DATASET SECTION:
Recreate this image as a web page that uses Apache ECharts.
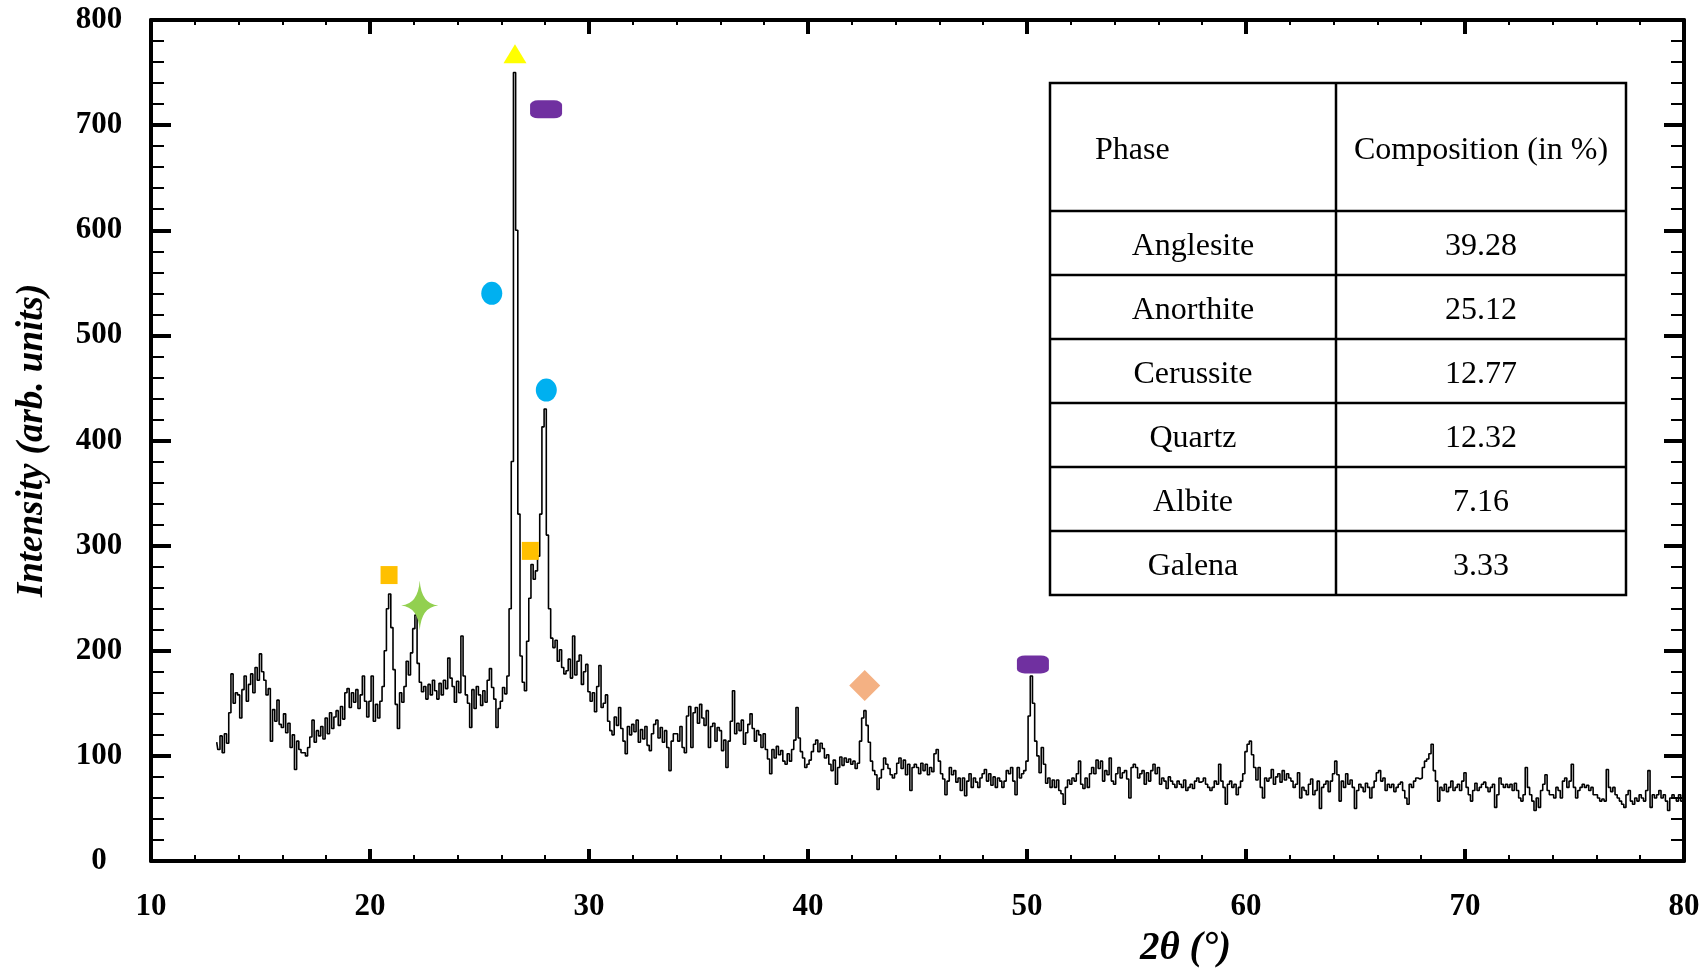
<!DOCTYPE html>
<html>
<head>
<meta charset="utf-8">
<script src="https://cdn.jsdelivr.net/npm/echarts@6/dist/echarts.min.js"></script>
<style>
  html, body { margin: 0; padding: 0; background: #fff; }
  #main { width: 1704px; height: 968px; }
</style>
</head>
<body>
<div id="main"></div>
<script>
// XRD scan, sampled every 0.1 deg from 13.0 deg
var twoThetaStart = 13.0
var twoThetaStep = 0.1

var intensity13to19 = [
  113, 106, 119, 103, 121, 112, 141, 178, 150, 160,
  158, 136, 163, 176, 152, 168, 178, 160, 184, 172,
  197, 180, 172, 158, 164, 114, 144, 133, 153, 130,
  127, 140, 122, 131, 108, 120, 87, 114, 106, 103,
  103, 100, 108, 118, 134, 113, 124, 119, 128, 116,
  136, 121, 141, 126, 137, 143, 129, 147, 135, 160,
  164, 146, 160, 151, 163, 145, 158, 176, 152, 137
]
var intensity20to29 = [
  152, 176, 133, 149, 136, 152, 166, 200, 240, 254,
  222, 182, 149, 126, 160, 151, 166, 190, 177, 198,
  221, 234, 188, 170, 161, 166, 154, 168, 158, 172,
  162, 154, 169, 158, 172, 164, 193, 174, 166, 151,
  171, 160, 214, 176, 158, 150, 127, 163, 145, 166,
  158, 148, 162, 151, 172, 183, 165, 154, 127, 145,
  152, 165, 159, 176, 240, 380, 750, 600, 330, 195,
  170, 162, 209, 250, 282, 268, 276, 290, 330, 413,
  430, 310, 240, 212, 203, 210, 190, 201, 184, 178,
  181, 192, 174, 214, 177, 190, 196, 168, 180, 187
]
var intensity30to39 = [
  161, 152, 160, 142, 166, 186, 146, 150, 158, 133,
  124, 120, 137, 129, 146, 126, 114, 102, 128, 120,
  130, 123, 134, 113, 125, 116, 128, 110, 105, 121,
  130, 134, 117, 127, 113, 124, 108, 86, 114, 121,
  121, 114, 128, 108, 103, 138, 147, 108, 141, 146,
  131, 149, 136, 129, 143, 108, 128, 131, 114, 127,
  124, 105, 115, 89, 114, 133, 162, 121, 131, 124,
  134, 111, 122, 130, 140, 126, 114, 124, 120, 108,
  121, 106, 97, 83, 106, 98, 109, 101, 105, 95,
  92, 102, 95, 106, 115, 146, 117, 104, 98, 89
]
var intensity40to49 = [
  92, 96, 104, 111, 115, 104, 112, 107, 98, 101,
  92, 86, 96, 73, 89, 99, 91, 98, 94, 97,
  92, 95, 88, 93, 114, 136, 143, 129, 113, 95,
  86, 82, 68, 79, 87, 98, 92, 88, 82, 79,
  83, 93, 98, 88, 96, 82, 92, 67, 89, 92,
  89, 83, 93, 86, 92, 82, 89, 85, 102, 106,
  95, 83, 78, 63, 76, 89, 82, 86, 75, 79,
  67, 79, 62, 76, 83, 70, 79, 75, 70, 79,
  83, 87, 76, 83, 72, 80, 70, 79, 76, 70,
  76, 86, 83, 89, 76, 63, 89, 79, 83, 86
]
var intensity50to59 = [
  95, 138, 176, 150, 114, 100, 84, 108, 92, 74,
  79, 70, 77, 70, 77, 67, 64, 54, 70, 77,
  73, 79, 76, 83, 95, 73, 69, 79, 70, 83,
  89, 83, 96, 88, 95, 76, 86, 82, 98, 76,
  73, 83, 89, 79, 84, 86, 78, 60, 89, 92,
  89, 79, 83, 86, 73, 84, 76, 86, 92, 83,
  89, 73, 79, 76, 69, 80, 76, 73, 70, 76,
  73, 70, 77, 67, 70, 73, 69, 76, 79, 75,
  76, 79, 73, 70, 67, 70, 76, 73, 92, 76,
  70, 54, 73, 76, 70, 73, 63, 70, 76, 83
]
var intensity60to69 = [
  104, 111, 114, 101, 89, 77, 89, 70, 60, 79,
  76, 79, 87, 73, 80, 83, 75, 86, 77, 83,
  79, 76, 70, 73, 84, 60, 70, 67, 63, 73,
  78, 63, 67, 76, 50, 70, 73, 76, 66, 76,
  83, 95, 82, 57, 76, 70, 83, 73, 77, 70,
  50, 67, 73, 70, 66, 74, 70, 60, 70, 76,
  84, 86, 76, 79, 67, 73, 70, 73, 66, 70,
  73, 75, 67, 60, 54, 73, 70, 76, 79, 78,
  79, 89, 95, 97, 102, 111, 86, 76, 57, 70,
  67, 73, 66, 70, 76, 67, 70, 73, 67, 76
]
var intensity70to80 = [
  84, 70, 63, 57, 67, 74, 67, 70, 73, 75,
  70, 66, 70, 73, 51, 63, 79, 73, 70, 73,
  70, 73, 67, 74, 67, 60, 57, 63, 89, 70,
  63, 57, 48, 60, 51, 67, 73, 82, 67, 63,
  63, 60, 70, 67, 60, 76, 79, 70, 76, 92,
  70, 60, 67, 70, 73, 70, 72, 67, 70, 63,
  63, 60, 57, 59, 57, 87, 70, 66, 70, 63,
  60, 57, 54, 51, 63, 67, 57, 54, 60, 57,
  63, 60, 57, 67, 86, 51, 63, 60, 63, 67,
  60, 63, 57, 48, 60, 63, 60, 57, 63, 57,
  62
]

// phase markers above the peaks
var markTheta = [26.62, 28.04, 25.56, 28.05, 20.87, 27.32, 22.27, 42.59, 50.27]
var markIntensity = [768, 715, 540, 448, 272, 295, 243, 167, 187]
var markKind = ['triangle', 'bar', 'dot', 'dot', 'square', 'square', 'star', 'diamond', 'bar']

// inset table
var tableHeader = ['Phase', 'Composition (in %)']
var phaseNames = ['Anglesite', 'Anorthite', 'Cerussite', 'Quartz', 'Albite', 'Galena']
var phaseShares = ['39.28', '25.12', '12.77', '12.32', '7.16', '3.33']

var xTicks = [10, 80, 10]
var yTicks = [0, 800, 100]

var serif = "'Liberation Serif', 'Times New Roman', serif"

var markStyles = {
  triangle: { symbol: 'triangle', size: [23, 19], color: '#FFFF00' },
  bar: { symbol: 'roundRect', size: [32, 18], color: '#7030A0' },
  dot: { symbol: 'path://M0,10 A10,10 0 1,1 20,10 A10,10 0 1,1 0,10 Z', size: [21, 23], color: '#00B0F0' },
  square: { symbol: 'rect', size: [17, 18], color: '#FFC000' },
  star: { symbol: 'path://M0,-25 Q1.5,-1.5 18,0 Q1.5,1.5 0,25 Q-1.5,1.5 -18,0 Q-1.5,-1.5 0,-25 Z', size: [37, 50], color: '#92D050' },
  diamond: { symbol: 'diamond', size: [31, 31], color: '#F4B183' }
}

var intensity = [].concat(intensity13to19, intensity20to29, intensity30to39,
  intensity40to49, intensity50to59, intensity60to69, intensity70to80)

var scan = intensity.map(function (v, i) {
  return [+(twoThetaStart + i * twoThetaStep).toFixed(2), v]
})

var marks = markTheta.map(function (t, i) {
  var st = markStyles[markKind[i]]
  return {
    value: [t, markIntensity[i]],
    symbol: st.symbol,
    symbolSize: st.size,
    itemStyle: { color: st.color, opacity: 1 }
  }
})

// table drawn with graphic elements
var tb = { left: 1050, right: 1626, top: 83, headBottom: 211, rowH: 64, split: 1336 }
var tableEls = []
var tableBottom = tb.headBottom + tb.rowH * phaseNames.length
tableEls.push({
  type: 'rect',
  shape: { x: tb.left, y: tb.top, width: tb.right - tb.left, height: tableBottom - tb.top },
  style: { fill: '#fff', stroke: '#000', lineWidth: 2.5 },
  z: 10
})
tableEls.push({
  type: 'line',
  shape: { x1: tb.split, y1: tb.top, x2: tb.split, y2: tableBottom },
  style: { stroke: '#000', lineWidth: 2.5 },
  z: 11
})
for (var r = 0; r < phaseNames.length; r++) {
  var yb = tb.headBottom + tb.rowH * r
  tableEls.push({
    type: 'line',
    shape: { x1: tb.left, y1: yb, x2: tb.right, y2: yb },
    style: { stroke: '#000', lineWidth: 2.5 },
    z: 11
  })
}
function cellText(txt, x, y, align) {
  return {
    type: 'text',
    x: x,
    y: y,
    z: 12,
    style: {
      text: txt,
      fill: '#000',
      font: '32px ' + serif,
      align: align, textAlign: align,
      verticalAlign: 'middle', textVerticalAlign: 'middle'
    }
  }
}
var col1 = (tb.left + tb.split) / 2
var col2 = (tb.split + tb.right) / 2
var headMid = (tb.top + tb.headBottom) / 2 + 4
tableEls.push(cellText(tableHeader[0], tb.left + 45, headMid, 'left'))
tableEls.push(cellText(tableHeader[1], col2, headMid, 'center'))
phaseNames.forEach(function (p, i) {
  var yc = tb.headBottom + tb.rowH * i + tb.rowH / 2 + 4
  tableEls.push(cellText(p, col1, yc, 'center'))
  tableEls.push(cellText(phaseShares[i], col2, yc, 'center'))
})

var myChart = echarts.init(document.getElementById('main'))

function xAxisOf(pos, showLabel) {
  return {
    type: 'value',
    position: pos,
    min: xTicks[0],
    max: xTicks[1],
    interval: xTicks[2],
    name: showLabel ? '2\u03b8 (\u00b0)' : '',
    nameLocation: 'middle',
    nameGap: 68,
    nameTextStyle: {
      fontFamily: serif, fontSize: 39, fontStyle: 'italic', fontWeight: 'bold',
      color: '#000', padding: [0, 0, 0, 536]
    },
    axisLine: { show: true, onZero: false, lineStyle: { color: '#000', width: 4 } },
    axisTick: { show: true, inside: true, length: pos === 'top' ? 14 : 12, lineStyle: { color: '#000', width: 4 } },
    minorTick: { show: true, splitNumber: 5, length: pos === 'top' ? 5 : 6, lineStyle: { color: '#000', width: 2 } },
    axisLabel: {
      show: showLabel, margin: 30, color: '#000',
      fontFamily: serif, fontSize: 31, fontWeight: 'bold'
    },
    splitLine: { show: false }
  }
}

function yAxisOf(pos, showLabel) {
  return {
    type: 'value',
    position: pos,
    min: yTicks[0],
    max: yTicks[1],
    interval: yTicks[2],
    name: showLabel ? 'Intensity (arb. units)' : '',
    nameLocation: 'middle',
    nameGap: 100,
    nameTextStyle: {
      fontFamily: serif, fontSize: 37, fontStyle: 'italic', fontWeight: 'bold', color: '#000'
    },
    axisLine: { show: true, onZero: false, lineStyle: { color: '#000', width: 4 } },
    axisTick: { show: true, inside: true, length: 20, lineStyle: { color: '#000', width: 4 } },
    minorTick: { show: true, splitNumber: 5, length: 13, lineStyle: { color: '#000', width: 2 } },
    axisLabel: {
      show: showLabel, margin: 52, align: 'center', color: '#000',
      fontFamily: serif, fontSize: 31, fontWeight: 'bold'
    },
    splitLine: { show: false }
  }
}

var option = {
  animation: false,
  backgroundColor: '#fff',
  grid: { left: 151, right: 20, top: 20, bottom: 107, containLabel: false, outerBoundsMode: 'none' },
  xAxis: [xAxisOf('bottom', true), xAxisOf('top', false)],
  yAxis: [yAxisOf('left', true), yAxisOf('right', false)],
  series: [
    {
      type: 'line',
      data: scan,
      xAxisIndex: 0,
      yAxisIndex: 0,
      step: 'middle',
      showSymbol: false,
      lineStyle: { color: '#000', width: 1.6 },
      z: 2
    },
    {
      type: 'scatter',
      data: marks,
      xAxisIndex: 0,
      yAxisIndex: 0,
      z: 3
    }
  ],
  graphic: tableEls
}

myChart.setOption(option)
window.onresize = function () {
  myChart.resize()
}
</script>
</body>
</html>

WHAT THIS TASK INVOLVES:
Leave the pictures out and please restate exactly the lines running from the start of the material through the one with "var twoThetaStep = 0.1".

RESULT OF THIS EXERCISE:
Recreate this image as a web page that uses Apache ECharts.
<!DOCTYPE html>
<html>
<head>
<meta charset="utf-8">
<script src="https://cdn.jsdelivr.net/npm/echarts@6/dist/echarts.min.js"></script>
<style>
  html, body { margin: 0; padding: 0; background: #fff; }
  #main { width: 1704px; height: 968px; }
</style>
</head>
<body>
<div id="main"></div>
<script>
// XRD scan, sampled every 0.1 deg from 13.0 deg
var twoThetaStart = 13.0
var twoThetaStep = 0.1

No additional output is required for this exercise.